A member of the set of entities being studied and which an ML practitioner wishes to generalize. For example, patients, chemical process runs, machines, countries, etc. May also be referred to as samples, examples, observations or records depending on the discipline and context.

Model selection:#

The process of selecting the best machine learning model for a given task. This may involve comparing the performance of different models on a validation set, or using techniques like grid search to find the best hyperparameters for a given model.

Multivariate time series#

Multiple time series. Typically observed for the same observational unit. Multivariate time series is typically used to refer to cases where the series evolve together over time. This is related, but different than the cases where a univariate time series is dependent on exogenous data.

Panel time series#

A form of time series data where the same time series are observed observed for multiple observational units. The observed series may consist of univariate time series or multivariate time series. Accordingly, the data varies across time, observational unit and series (i.e. variables).

Reduction#

Reduction refers to decomposing a given learning task into simpler tasks that can be composed to create a solution to the original task. In sktime reduction is used to allow one learning task to be adapted as a solution for an alternative task.

Scientific type#

A class or object type to denote a category of objects defined by a common python class interface and data scientific purpose. For example, “forecaster” or “classifier”, and the interface defined in BaseForecaster or BaseClassifier.

Scitype#

See scientific type.

Seasonality#

When a time series is affected by seasonal characteristics such as the time of year or the day of the week, it is called a seasonal pattern. The duration of a season is always fixed and known.

Tabular#

Is a setting where each timepoint of the univariate time series being measured for each instance are treated as features and stored as a primitive data type in the DataFrame’s cells. E.g., there are N instances of time series and each has T timepoints, this would yield a pandas DataFrame with shape (N, T): N rows, T columns.

Time series#

Data where the variable measurements are ordered over time or an index indicating the position of an observation in the sequence of values.

Time series annotation#

A learning task focused on labeling the timepoints of a time series. This includes the related tasks of outlier detection, anomaly detection, change point detection and segmentation.

Time series classification#

A learning task focused on using the patterns across instances between the time series and a categorical target variable.

Time series clustering#

A learning task focused on discovering groups consisting of instances with similar time series.

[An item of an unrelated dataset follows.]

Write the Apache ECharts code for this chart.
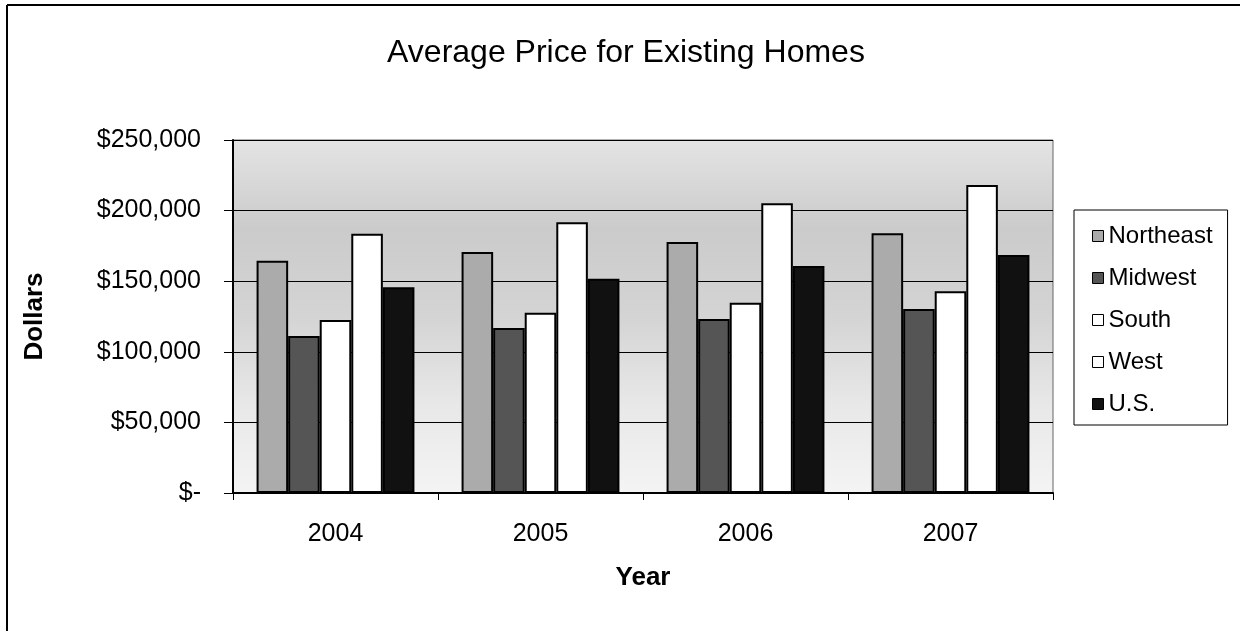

Time series decomposition:#

A technique used to separate a time series into its underlying components, such as trend, seasonality, and noise. This can be useful for understanding the patterns in the data and for modeling each component separately.

Time series regression#

A learning task focused on using the patterns across instances between the time series and a continuous target variable.

Timepoint#

The point in time that an observation is made. A time point may represent an exact point in time (a timestamp), a timeperiod (e.g. minutes, hours or days), or simply an index indicating the position of an observation in the sequence of values.

Toolbox#

A collection of related and reusable functionality that practitioners can import to write applications. Toolboxes emphasize code reuse. Compare with framework and application.

Trend#

When data shows a long-term increase or decrease, this is referred to as a trend. Trends can also be non-linear.

Univariate time series#

A single time series. While univariate analysis often only uses information contained in the series itself, univariate time series regression and forecasting can also include exogenous data.

Variable#

Refers to some measurement of interest. Variables may be cross-sectional (e.g. time-invariant measurements like a patient’s place of birth) or time series.